Z jednej prokuratury do drugiej
Sprawą wydarzeń w komisariacie zajęła się najpierw Prokuratura Rejonowa w Wołowie. Jednak teraz postępowanie przejęła inna jednostka.
- Śledztwo zostało przeniesione do Prokuratury Okręgowej w Legnicy - przyznaje Michał Gnyszka z wołowskiej prokuratury. Dlaczego? - To decyzja Prokuratury Regionalnej. Sprawę przejęliśmy do prowadzenia kilka dni temu. Aktualnie prokurator analizuje dowody i planuje dalsze czynności w śledztwie - informuje Lidia Tkaczyszyn z Prokuratury Okręgowej w Legnicy.
Sprawie przyjrzeć postanowił się też Rzecznik Praw Obywatelskich. Zwrócił się do Prokuratury Rejonowej oraz Komendy Wojewódzkiej Policji o wyjaśnienia w tej sprawie.
Zarzuty za zamieszki
W prokuraturze w Miliczu trwa odrębne postępowanie, które jest pokłosiem wydarzeń w komisariacie. Po tym jak o sprawie stało się głośno pod siedzibą milickiej policji doszło do zamieszek. W stronę funkcjonariuszy poleciały m.in. butelki i kamienie. Kilkanaście osób usłyszało w tej sprawie zarzuty.
Jak informuje "Gazeta Wrocławska" zdjęcia z zamieszek władze Milicza wysłały do okolicznych szkół. W gimnazjum, którego uczniów rozpoznano jako chuliganów, nastolatkom przyznano nagany. - Statut szkoły przewiduje różne sankcje za niewłaściwe zachowania. Jeśli ktoś aktywnie uczestniczy w takich zdarzeniach musi liczyć się z konsekwencjami - wyjaśnia nam Dariusz Moczulski, sekretarz gminy Milicz.

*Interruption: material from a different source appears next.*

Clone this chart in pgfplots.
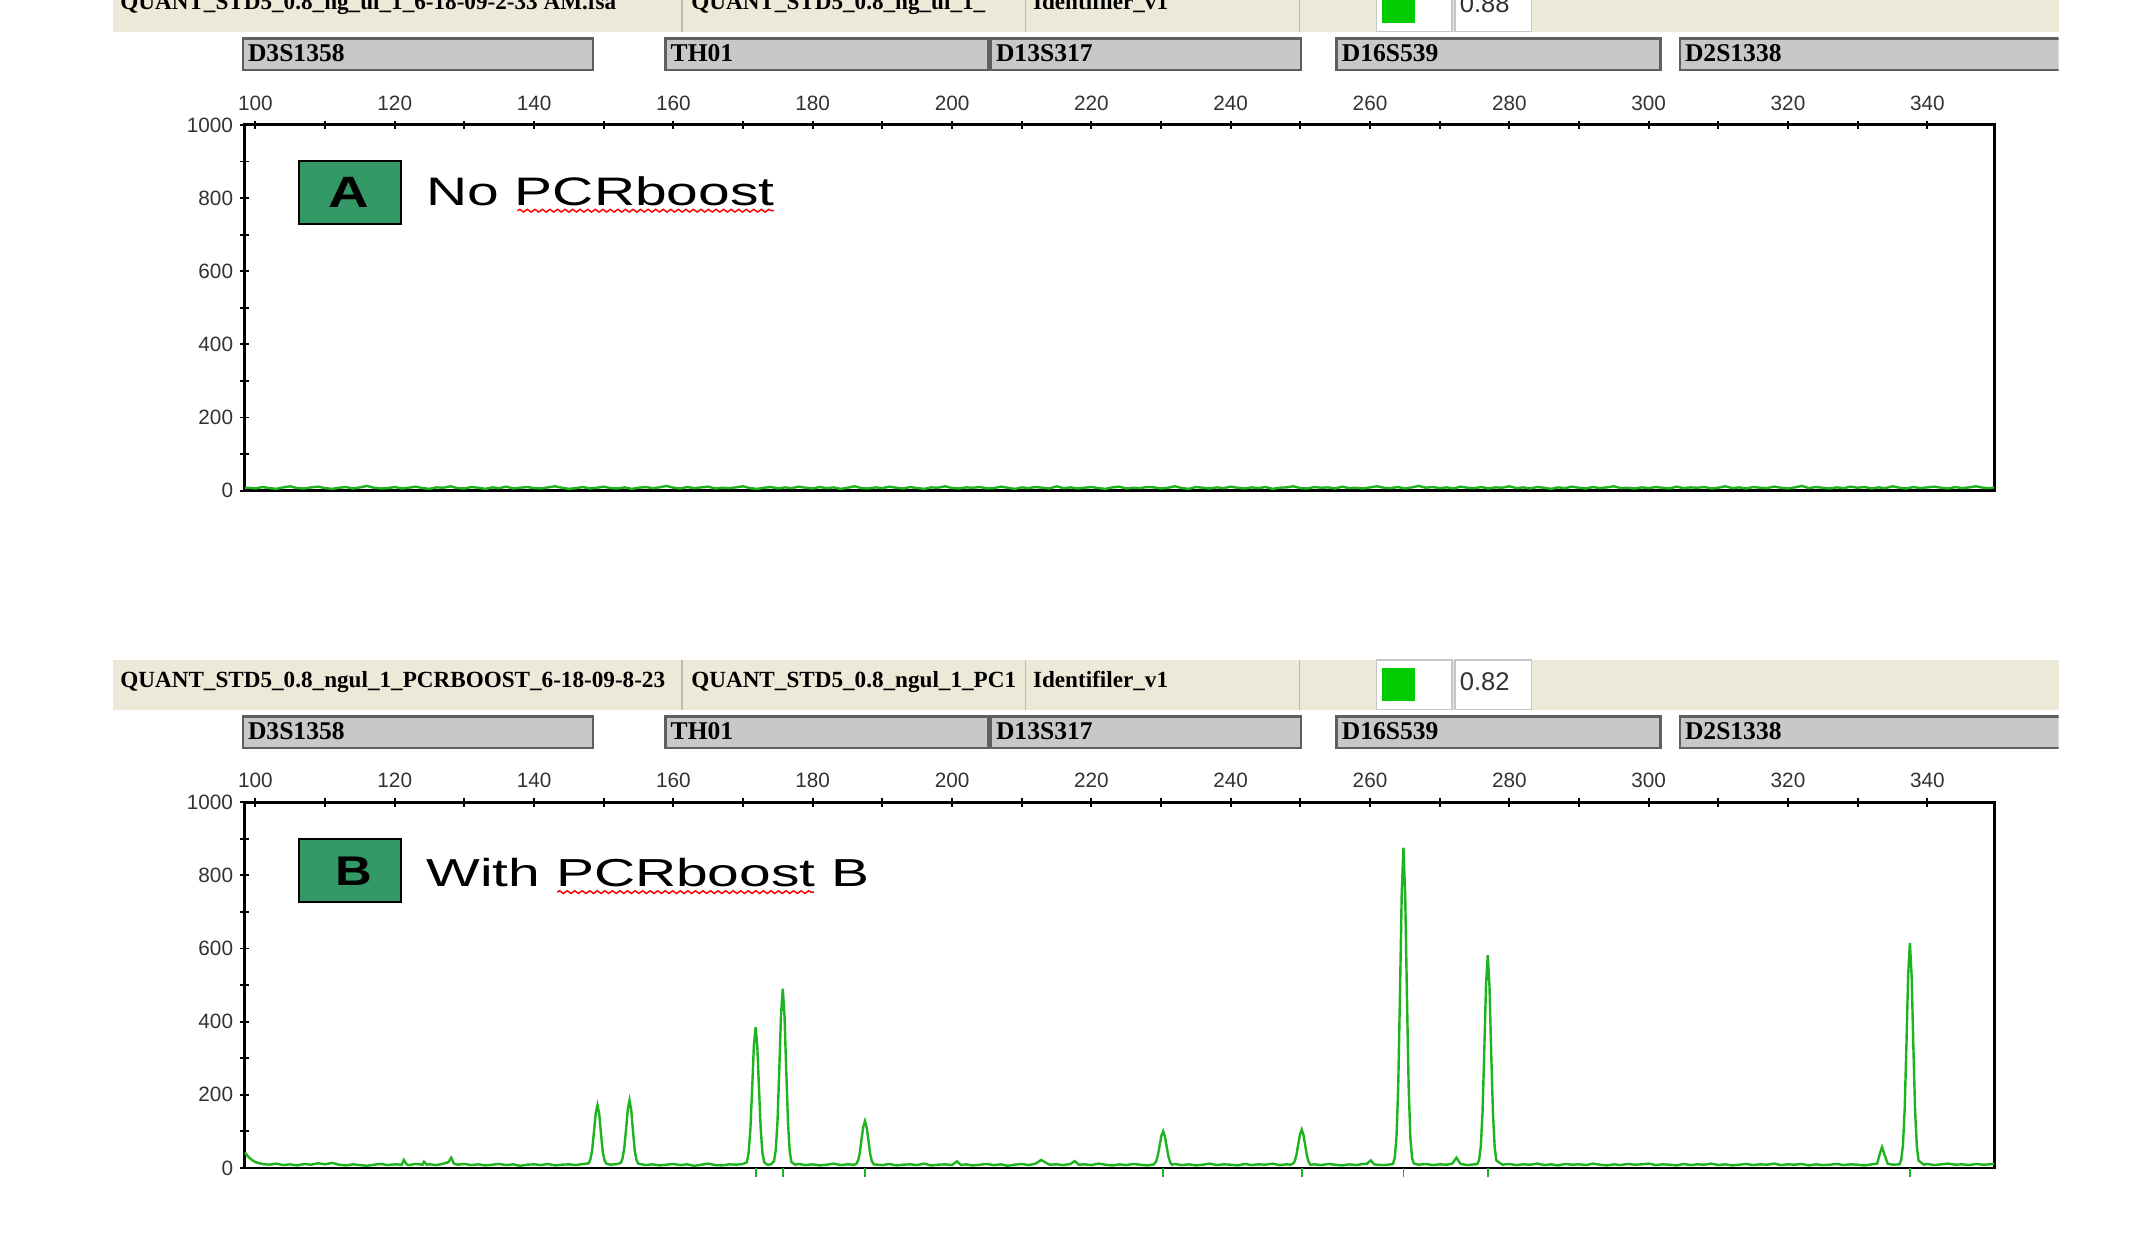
\documentclass[border=0pt]{standalone}
\usepackage{fontspec}
\setmainfont{Liberation Sans}
\newfontfamily\hdrfont{Liberation Serif}
\usepackage{graphicx}
\usepackage{pgfplots}
\pgfplotsset{compat=1.18}
\usetikzlibrary{decorations.pathmorphing}
\definecolor{beige}{RGB}{236,233,216}
\definecolor{sepgrey}{RGB}{190,187,172}
\definecolor{barfill}{RGB}{200,200,200}
\definecolor{barline}{RGB}{95,95,95}
\definecolor{boxgreen}{RGB}{51,153,102}
\definecolor{trace}{RGB}{30,180,30}
\definecolor{qgreen}{RGB}{0,204,0}
\definecolor{ticktext}{RGB}{50,50,50}

\newcommand{\locus}[4]{%
  \filldraw[fill=barfill, draw=barline, line width=0.55pt] (#1,{#4+522}) rectangle (#2,{#4+545});
  \node[anchor=base west, inner sep=0, font=\hdrfont\bfseries\fontsize{5.3}{6}\selectfont] at ({#1+3},{#4+539}) {#3};}

\newcommand{\header}[4]{%
  \fill[beige] (82,{#1+481}) rectangle (1500,{#1+517});
  \foreach \sx in {497,747,947} {\draw[sepgrey, line width=0.3pt] (\sx,{#1+481}) -- (\sx,{#1+517});}
  \filldraw[fill=white, draw=gray!45, line width=0.3pt] (1003,{#1+481}) rectangle (1058,{#1+517});
  \filldraw[fill=white, draw=gray!45, line width=0.3pt] (1060,{#1+481}) rectangle (1116,{#1+517});
  \fill[qgreen] (1007,{#1+487}) rectangle (1031,{#1+511});
  \begin{scope}
    \clip (82,{#1+470}) rectangle (496,{#1+520});
    \node[anchor=base west, inner sep=0, font=\hdrfont\bfseries\fontsize{4.8}{5}\selectfont] at (87,{#1+501}) {#2};
  \end{scope}
  \begin{scope}
    \clip (498,{#1+470}) rectangle (746,{#1+520});
    \node[anchor=base west, inner sep=0, font=\hdrfont\bfseries\fontsize{4.8}{5}\selectfont] at (503,{#1+501}) {#3};
  \end{scope}
  \node[anchor=base west, inner sep=0, font=\hdrfont\bfseries\fontsize{4.8}{5}\selectfont] at (752,{#1+501}) {Identifiler\_v1};
  \node[anchor=base west, inner sep=0, font=\fontsize{5.3}{6}\selectfont, text=ticktext] at (1063,{#1+503}) {#4};
  \begin{scope}
    \clip (0,{#1+515}) rectangle (1500,{#1+555});
    \locus{177}{432}{D3S1358}{#1}
    \locus{485}{720}{TH01}{#1}
    \locus{722}{948}{D13S317}{#1}
    \locus{974}{1210}{D16S539}{#1}
    \locus{1224}{1510}{D2S1338}{#1}
  \end{scope}}

\pgfplotsset{epgaxis/.style={
  scale only axis, width=12.75cm, height=2.665cm, anchor=south west,
  xmin=98.4, xmax=349.6, ymin=0, ymax=1000,
  xtick={100,120,...,340}, minor xtick={110,130,...,350},
  ytick={0,200,...,1000}, minor ytick={100,300,...,900},
  xtick pos=right, xticklabel pos=right,
  ytick pos=left, yticklabel pos=left,
  tick align=center,
  major tick length=1.8pt, minor tick length=1.8pt,
  every tick/.style={black, line width=0.4pt},
  axis line style={black, line width=0.6pt},
  /pgf/number format/assume math mode=true,
  /pgf/number format/1000 sep={},
  tick label style={font=\fontsize{4.3}{5}\selectfont, text=ticktext},
  xticklabel style={yshift=-1.4pt},
  yticklabel style={xshift=2.1pt},
}}

\begin{document}
\begin{tikzpicture}
\useasboundingbox (0,0) rectangle (15.68cm,-9.08cm);
\clip (0,0) rectangle (15.68cm,-9.08cm);

\begin{scope}[x=0.1mm, y=-0.1mm]
  \header{-494}{QUANT\_STD5\_0.8\_ng\_ul\_1\_6-18-09-2-33 AM.fsa}{QUANT\_STD5\_0.8\_ng\_ul\_1\_}{0.88}
  \header{0}{QUANT\_STD5\_0.8\_ngul\_1\_PCRBOOST\_6-18-09-8-23}{QUANT\_STD5\_0.8\_ngul\_1\_PC1}{0.82}
\end{scope}

% Panel A
\begin{axis}[epgaxis, at={(1.78cm,-3.575cm)}]
\addplot[trace, line width=0.5pt] coordinates {
(98.5,7) (99,8) (100,6) (101,10) (102,7) (103,5) (104,9) (105,12) (106,7) (107,6) (108,9)
(109,11) (110,7) (111,5) (112,8) (113,10) (114,6) (115,9) (116,13) (117,8) (118,6)
(119,7) (120,10) (121,6) (122,8) (123,11) (124,7) (125,5) (126,9) (127,8) (128,12)
(129,7) (130,6) (131,10) (132,8) (133,5) (134,9) (135,7) (136,11) (137,6) (138,8)
(139,10) (140,7) (141,6) (142,9) (143,12) (144,8) (145,5) (146,7) (147,10) (148,6)
(149,8) (150,11) (151,7) (152,6) (153,9) (154,5) (155,8) (156,10) (157,7) (158,9)
(159,13) (160,8) (161,6) (162,10) (163,7) (164,9) (165,11) (166,6) (167,8) (168,7)
(169,9) (170,12) (171,7) (172,5) (173,8) (174,10) (175,6) (176,9) (177,7) (178,11)
(179,8) (180,6) (181,10) (182,7) (183,9) (184,5) (185,8) (186,12) (187,7) (188,6)
(189,9) (190,7) (191,11) (192,8) (193,6) (194,10) (195,7) (196,5) (197,9) (198,8)
(199,12) (200,7) (201,6) (202,9) (203,8) (204,10) (205,6) (206,7) (207,11) (208,8)
(209,5) (210,9) (211,7) (212,10) (213,8) (214,6) (215,12) (216,7) (217,9) (218,6)
(219,8) (220,10) (221,7) (222,5) (223,9) (224,11) (225,6) (226,8) (227,7) (228,10)
(229,9) (230,6) (231,8) (232,12) (233,7) (234,5) (235,10) (236,8) (237,6) (238,9)
(239,7) (240,11) (241,8) (242,6) (243,9) (244,7) (245,10) (246,5) (247,8) (248,9)
(249,12) (250,7) (251,6) (252,10) (253,8) (254,9) (255,6) (256,11) (257,7) (258,8)
(259,6) (260,9) (261,12) (262,8) (263,7) (264,10) (265,6) (266,9) (267,13) (268,8)
(269,10) (270,7) (271,9) (272,6) (273,11) (274,8) (275,7) (276,10) (277,6) (278,9)
(279,8) (280,12) (281,7) (282,9) (283,6) (284,10) (285,8) (286,5) (287,9) (288,7)
(289,11) (290,8) (291,6) (292,10) (293,7) (294,9) (295,12) (296,7) (297,8) (298,6)
(299,9) (300,7) (301,10) (302,8) (303,6) (304,11) (305,7) (306,9) (307,8) (308,10)
(309,6) (310,8) (311,12) (312,7) (313,9) (314,6) (315,10) (316,8) (317,7) (318,11)
(319,8) (320,6) (321,9) (322,13) (323,7) (324,10) (325,8) (326,6) (327,9) (328,7)
(329,11) (330,8) (331,10) (332,6) (333,9) (334,7) (335,12) (336,8) (337,6) (338,10)
(339,7) (340,9) (341,11) (342,8) (343,6) (344,10) (345,7) (346,9) (347,12) (348,8)
(349,7) (349.6,9)
};
\end{axis}

% Panel B
\begin{axis}[epgaxis, at={(1.78cm,-8.51cm)}, clip=false]
\addplot[trace, line width=0.5pt] coordinates {
(98.5,42) (99,30) (99.5,22) (100,16) (101,11) (102,9) (103,12) (104,8) (105,10) (106,7)
(107,11) (108,9) (109,13) (110,10) (111,14) (112,9) (113,7) (114,10) (115,8) (116,6)
(117,9) (118,11) (119,8) (120,10) (121,9) (121.3,22) (121.7,10) (122,8) (123,11) (124,9)
(124.2,17) (124.6,9) (125,10) (126,8) (127,12) (127.7,16) (128.1,28) (128.5,12) (129,9) (130,11)
(131,8) (132,10) (133,7) (134,9) (135,11) (136,8) (137,10) (138,6) (139,9) (140,10)
(141,8) (142,11) (143,7) (144,9) (145,10) (146,8) (147,11) (147.6,12)
(147.85,13) (148.1,25) (148.35,50) (148.6,100) (148.85,150) (149.1,172) (149.35,148) (149.6,95) (149.85,45) (150.1,22) (150.35,12)
(151,9) (152,11)
(152.45,14) (152.7,26) (152.95,55) (153.2,105) (153.45,160) (153.7,185) (153.95,158) (154.2,100) (154.45,48) (154.7,22) (154.95,12)
(156,8) (157,10) (158,7) (159,9) (160,11) (161,8) (162,10) (163,6) (164,9) (165,12) (166,8) (167,7) (168,10) (169,9) (170,11)
(170.55,16) (170.8,42) (171.05,105) (171.3,215) (171.55,335) (171.8,385) (172.05,330) (172.3,210) (172.55,100) (172.8,38) (173.05,15)
(173.5,9) (174,10)
(174.45,19) (174.7,50) (174.95,130) (175.2,270) (175.45,420) (175.7,490) (175.95,415) (176.2,265) (176.45,125) (176.7,45) (176.95,16)
(177.5,9) (178,11) (179,8) (180,10) (181,7) (182,9) (183,12) (184,8) (185,10) (186,9)
(186.25,11) (186.5,20) (186.75,40) (187,78) (187.25,112) (187.5,128) (187.75,110) (188,75) (188.25,38) (188.5,18) (188.75,10)
(190,8) (191,11) (192,7) (193,9) (194,10) (195,8) (196,12) (197,7) (198,9) (199,10) (200,8) (200.7,18) (201.3,8)
(202,10) (203,7) (204,9) (205,11) (206,8) (207,10) (208,6) (209,9) (210,11) (211,8) (212,12) (212.8,22) (213.5,14)
(214,9) (215,10) (216,8) (217,11) (217.6,19) (218.2,9) (219,10) (220,8) (221,12) (222,9) (223,7) (224,10) (225,8)
(226,11) (227,9) (228,7) (229,10)
(229.05,12) (229.3,18) (229.55,35) (229.8,62) (230.05,88) (230.3,100) (230.55,86) (230.8,60) (231.05,32) (231.3,16) (231.55,9)
(232,11) (233,8) (234,10) (235,7) (236,9) (237,12) (238,8) (239,10) (240,9) (241,7) (242,11) (243,8) (244,10) (245,9)
(246,12) (247,8) (248,10) (248.6,9)
(248.95,12) (249.2,19) (249.45,37) (249.7,65) (249.95,92) (250.2,105) (250.45,90) (250.7,62) (250.95,33) (251.2,16) (251.45,9)
(252,10) (253,8) (254,11) (255,9) (256,7) (257,10) (258,8) (259,11) (259.6,12) (260.1,21) (260.6,10) (261,9) (262,8) (263,10)
(263.3,11) (263.55,28) (263.8,84) (264.05,225) (264.3,475) (264.55,750) (264.8,876) (265.05,745) (265.3,470) (265.55,220) (265.8,80) (266.05,26) (266.3,12)
(267,9) (268,11) (269,8) (270,10) (271,9) (271.8,12) (272.4,28) (273,11) (274,8) (275,10)
(275.4,11) (275.65,21) (275.9,58) (276.15,152) (276.4,318) (276.65,500) (276.9,582) (277.15,497) (277.4,312) (277.65,148) (277.9,55) (278.15,20)
(279,9) (280,11) (281,8) (282,10) (283,9) (284,12) (285,8) (286,10) (287,7) (288,11) (289,9) (290,10) (291,8) (292,12)
(293,9) (294,7) (295,10) (296,8) (297,11) (298,9) (299,10) (300,12) (301,8) (302,10) (303,9) (304,7) (305,11) (306,8)
(307,10) (308,9) (309,12) (310,8) (311,10) (312,7) (313,9) (314,11) (315,8) (316,10) (317,9) (318,12) (319,8) (320,10)
(321,9) (322,11) (323,7) (324,10) (325,8) (326,9) (327,11) (328,8) (329,10) (330,9) (331,7) (332,10)
(332.8,12) (333.2,40) (333.5,57) (333.8,40) (334.3,12) (335,9) (336,10)
(336.25,22) (336.5,62) (336.75,160) (337,335) (337.25,528) (337.5,615) (337.75,525) (338,330) (338.25,155) (338.5,58) (338.75,20)
(339.5,9) (340,11) (341,8) (342,10) (343,12) (344,9) (345,10) (346,8) (347,11) (348,9) (349,10) (349.6,12)
};
\addplot[ycomb, trace, line width=0.4pt] coordinates {
(171.8,-24) (175.7,-24) (187.5,-24) (230.3,-24) (250.2,-24) (264.8,-24) (276.9,-24) (337.5,-24)
};
\end{axis}

% panel labels
\begin{scope}[x=0.1mm, y=-0.1mm]
  \filldraw[fill=boxgreen, draw=black, line width=0.45pt] (218,117) rectangle (292,163);
  \node[inner sep=0] at (254,140) {\resizebox{0.296cm}{0.22cm}{\bfseries A}};
  \node[anchor=base west, inner sep=0] at (310,150) {\resizebox{2.536cm}{0.21cm}{No PCRboost}};
  \draw[red, line width=0.3pt, decorate, decoration={snake, segment length=0.55mm, amplitude=0.1mm}] (377,153.5) -- (564,153.5);

  \filldraw[fill=boxgreen, draw=black, line width=0.45pt] (218,611) rectangle (292,657);
  \node[inner sep=0] at (258,635) {\resizebox{0.267cm}{0.208cm}{\bfseries B}};
  \node[anchor=base west, inner sep=0] at (310,646) {\resizebox{3.227cm}{0.206cm}{With PCRboost B}};
  \draw[red, line width=0.3pt, decorate, decoration={snake, segment length=0.55mm, amplitude=0.1mm}] (406,650) -- (593,650);
\end{scope}
\end{tikzpicture}
\end{document}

Władze miasta chcą też uzyskać w śledztwie status pokrzywdzonego, by domagać się zwrotu kosztów zniszczeń dokonanych podczas zamieszek. Te oszacowano na 3,5 tys. złotych. Podczas burd zniszczono przede wszystkim barierki przy drodze, znaki drogowe i kostkę brukową.